Science teacher Noel Yee leads the weekly intensive class, which includes a brief history lesson, an active juggling lesson, and a wrap-up of the juggling skill learned. Noel is an International Jugglers Association board member.

Elementary Chess Goes National

By Ross Colby, TPS Chess Coach

TPS brought 15 players to the Elementary National Chess Championship in Nashville, Tennessee this weekend (May 11-13). Here’s how we did.

In the K3 Under 700 Division there were 299 players and 54 teams. TPS tied for 2nd with The Browning School of New York (3rd on tiebrakes), and we were just 1/2 point behind the first place team, PS 59 Beekman Hill. My expectations were pleasantly shattered!!

K3 U700: 3rd Place!

Niels G. (trophy tie for 30th)
Jack Ab. (trophy tie for 30th)
Mikaela O.
Max S.
Aarav H.
Deegan C.
Jones G.

We also had four players in the K5 Under 900 division. And although we didn’t place, I was very happy with the effort and improvement of our players! There were 60 teams and 370 players.

K5 U900
Nathaniel K.
Manav J.
Finn M.
Max G.

Ben R. played in the K6 U1000 section and Max G. and George D. played together in the very challenging K6 U1400 section! Together, these two players made 6 upsets!
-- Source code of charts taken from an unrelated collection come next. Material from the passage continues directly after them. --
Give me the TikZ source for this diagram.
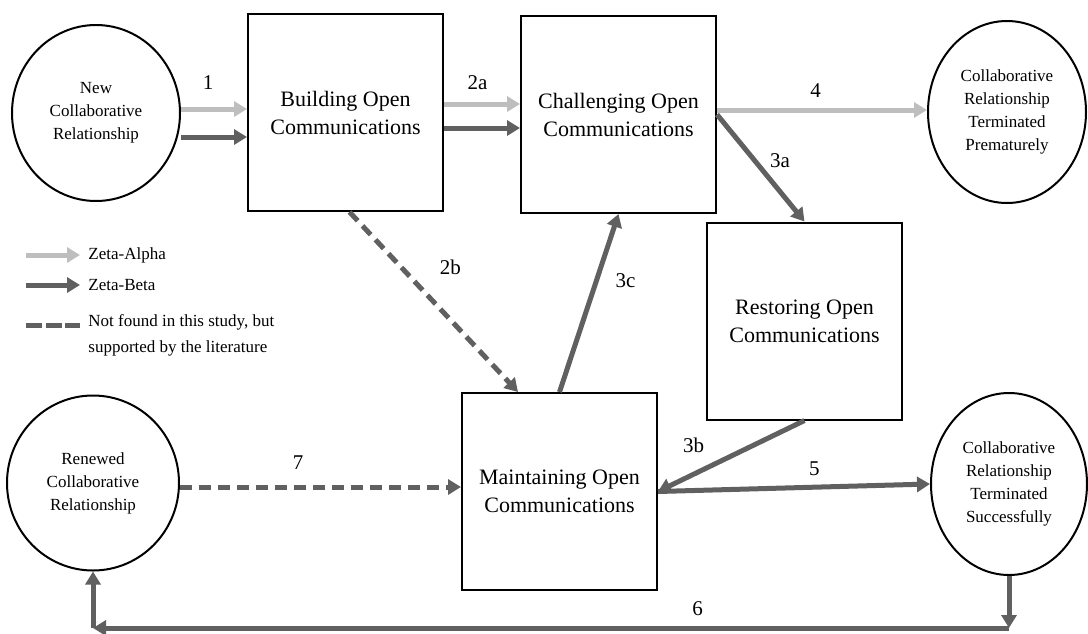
\documentclass[tikz,border=0pt]{standalone}
\usepackage{fontspec}
\setmainfont{Liberation Serif}
\usetikzlibrary{arrows.meta,shapes.geometric}
\definecolor{zetaA}{HTML}{BEBEBE}
\definecolor{zetaB}{HTML}{606060}

\begin{document}
\begin{tikzpicture}[
    x=0.5pt, y=-0.5pt,
    stage/.style={%
      draw,
      rectangle,
      line width=1pt,
      minimum width=97.5pt,
      minimum height=98.5pt,
      align=center,
      font=\fontsize{11}{14}\selectfont,
    },
    rel/.style={%
      draw,
      ellipse,
      line width=1pt,
      inner sep=0pt,
      align=center,
      font=\fontsize{8.5}{11.5}\selectfont,
    },
    flow/.style={line width=2.5pt, -{Triangle[length=6.5pt,width=7.5pt]}},
    zalpha/.style={flow, zetaA},
    zbeta/.style={flow, zetaB},
    nf/.style={zbeta, dash pattern=on 6pt off 3.5pt},
    lbl/.style={text=black, font=\fontsize{10.5}{12}\selectfont},
    key/.style={anchor=west, inner sep=1pt, align=left, font=\fontsize{8.5}{13}\selectfont},
  ]
    \useasboundingbox (0,0) rectangle (1088,633);

    \node [rel, minimum width=84pt, minimum height=88pt] (New) at (96,113) {New\\Collaborative\\Relationship};
    \node [stage] (Build) at (345.5,112.5) {Building Open\\Communications};
    \node [stage] (Chal) at (618.5,114.5) {Challenging Open\\Communications};
    \node [rel, minimum width=79pt, minimum height=91pt] (Prem) at (1007,112) {Collaborative\\Relationship\\Terminated\\Prematurely};
    \node [stage] (Rest) at (804.5,321) {Restoring Open\\Communications};
    \node [stage] (Maint) at (559.5,491.5) {Maintaining Open\\Communications};
    \node [rel, minimum width=86pt, minimum height=87.5pt] (Ren) at (93,483) {Renewed\\Collaborative\\Relationship};
    \node [rel, minimum width=78pt, minimum height=91pt] (Succ) at (1009,484) {Collaborative\\Relationship\\Terminated\\Successfully};
    \coordinate (rim) at (0,628);

    % legend
    \node [key] (kA) at (86,255) {Zeta-Alpha};
    \node [key] (kB) at (86,285) {Zeta-Beta};
    \node [key] (kC) at (86,335) {Not found in this study, but\\supported by the literature};
    \draw [zalpha] ([xshift=-30pt]kA.west) -- ([xshift=-3pt]kA.west);
    \draw [zbeta] ([xshift=-30pt]kB.west) -- ([xshift=-3pt]kB.west);
    \draw [nf, -, dash pattern=on 8pt off 1.8pt] ([xshift=-30pt,yshift=5pt]kC.west) -- ([xshift=-3pt,yshift=5pt]kC.west);

    \draw [zalpha] ([yshift=2pt]New.east) -- ([yshift=2pt]New.east -| Build.west) node [lbl,above=5pt,pos=0.41] {1};
    \draw [zbeta] ([yshift=-12pt]New.east) -- ([yshift=-12pt]New.east -| Build.west);
    \draw [zalpha] ([yshift=4.25pt]Build.east) -- ([yshift=4.25pt]Build.east -| Chal.west) node [lbl,above=2.5pt,pos=0.44] {2a};
    \draw [zbeta] ([yshift=-7.75pt]Build.east) -- ([yshift=-7.75pt]Build.east -| Chal.west);
    \draw [nf] ([xshift=2pt]Build.south) -- ([xshift=-20.75pt]Maint.north) node [lbl,right=14.5pt,pos=0.31] {2b};
    \draw [zalpha] ([yshift=2.25pt]Chal.east) -- ([yshift=2.25pt]Chal.east -| Prem.west) node [lbl,above=1.5pt,pos=0.47] {4};
    \draw [zbeta] (Chal.east) -- (Rest.north) node [lbl,right=3pt,pos=0.435] {3a};
    \draw [zbeta] (Rest.south) -- (Maint.east) node [lbl,above=6pt,pos=0.757] {3b};
    \draw [zbeta] (Maint.north) -- (Chal.south) node [lbl,right=5pt,pos=0.628] {3c};
    \draw [zbeta] (Maint.east) -- (Succ.west) node [lbl,above=1pt,pos=0.575] {5};
    \draw [zbeta] (Succ.south) -- (Succ.south |- rim);
    \draw [zbeta] (Succ.south |- rim) -- (Ren.south |- rim) node [lbl,above=1.5pt,pos=0.34] {6};
    \draw [zbeta] (Ren.south |- rim) -- (Ren.south);
    \draw [nf] ([yshift=-2pt]Ren.east) -- ([yshift=-2pt]Ren.east -| Maint.west) node [lbl,above=4pt,pos=0.42] {7};
    \end{tikzpicture}
\end{document}
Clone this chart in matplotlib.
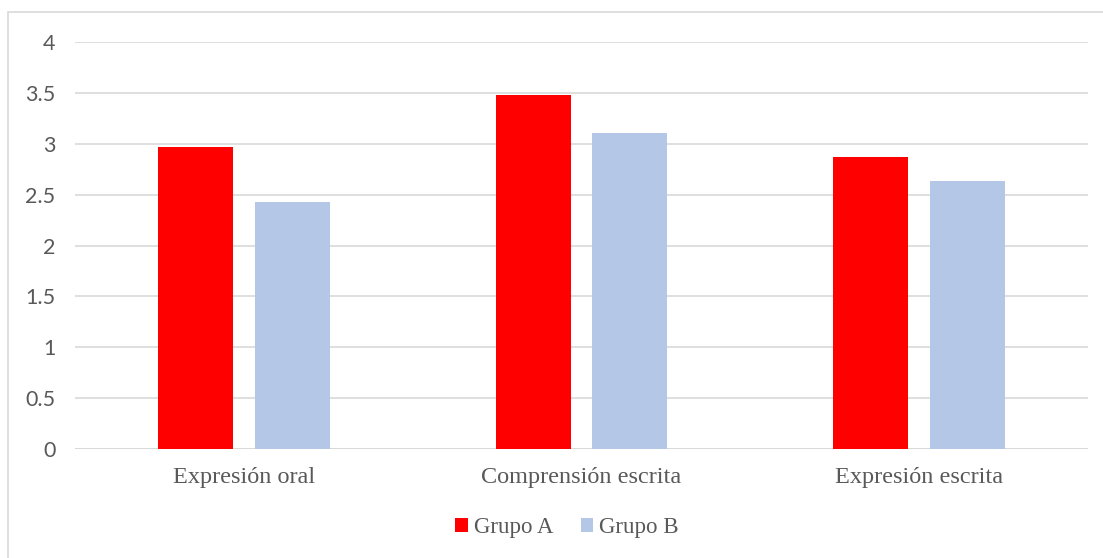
import matplotlib
matplotlib.use("Agg")
import matplotlib.pyplot as plt
from matplotlib.patches import Rectangle
import numpy as np

categories = ["Expresión oral", "Comprensión escrita", "Expresión escrita"]
grupo_a = [2.97, 3.48, 2.87]
grupo_b = [2.43, 3.11, 2.63]
series_names = ["Grupo A", "Grupo B"]
y_ticks = [0, 0.5, 1, 1.5, 2, 2.5, 3, 3.5, 4]
y_tick_labels = ["0", "0.5", "1", "1.5", "2", "2.5", "3", "3.5", "4"]

W, H = 1103, 558
fig = plt.figure(figsize=(W / 100, H / 100), dpi=100)
fig.patch.set_facecolor("white")

# outer frame of the chart area
fig.add_artist(Rectangle((8 / W, -0.1), 1.2, 0.1 + (1 - 12 / H),
                         transform=fig.transFigure, fill=False,
                         edgecolor="#d9d9d9", linewidth=1.2, zorder=0))

ax = fig.add_axes([75 / W, 1 - 449 / H, (1088 - 75) / W, (449 - 42) / H])

x = np.arange(len(categories))
bw = 0.222
off = 0.143
ax.bar(x - off, grupo_a, bw, color="#ff0000", label=series_names[0], zorder=3)
ax.bar(x + off, grupo_b, bw, color="#b4c7e7", label=series_names[1], zorder=3)

ax.set_xlim(-0.5, len(categories) - 0.5)
ax.set_ylim(0, 4)
ax.set_yticks(y_ticks)
ax.set_yticklabels(y_tick_labels)
ax.yaxis.grid(True, color="#d9d9d9", linewidth=1.2, zorder=0)
ax.set_axisbelow(True)
for s in ax.spines.values():
    s.set_visible(False)
ax.axhline(0, color="#d9d9d9", linewidth=1.3, zorder=2)

ax.tick_params(axis="y", length=0, pad=14, labelsize=15.5, labelcolor="#595959")
for t in ax.get_yticklabels():
    t.set_fontfamily("Lato")
ax.set_xticks(x)
ax.set_xticklabels(categories, fontfamily="Liberation Serif", fontsize=17.5,
                   color="#595959")
ax.tick_params(axis="x", length=0, pad=13)

leg = fig.legend(loc="center", bbox_to_anchor=(567 / W, 1 - 528 / H), ncol=2,
                 frameon=False, prop={"family": "Liberation Serif", "size": 16.5},
                 handlelength=0.55, handleheight=0.55, handletextpad=0.25,
                 columnspacing=1.2, labelcolor="#595959")

fig.savefig("out.png", dpi=100, facecolor="white")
Finally, Hugo G. played in his first chess tournament, winning 3/7 games in the K-1 Under 500 section!

Congratulations to everyone and thank you to all our awesome chess parents and kids! We had a blast!

More Birds at TPS

Primary B hosted Beauty the Eclectus Parrot and Smudge the Cockatiel on Tuesday. 

Vienna's grandparents brought their two pet birds to our classroom. They shared information about birds in general and taught us about keeping birds as pets.  They even let us hold and pet the birds! 

Butterflies and Symmetry

Preschool B has turned its attention to butterflies. As we began our research on butterflies, Jonah led us in a math lesson that talked about “symmetry.” We pretended our rug was a giant butterfly and used  rubber marker spots to decorate the wings. The children worked in teams to create a beautiful and symmetrical floor butterfly. At the art table, each child made their own butterfly by dripping paint onto a paper cutout, folding it in half, and then running rollers over the entire thing. When the paper was then unfolded, voila!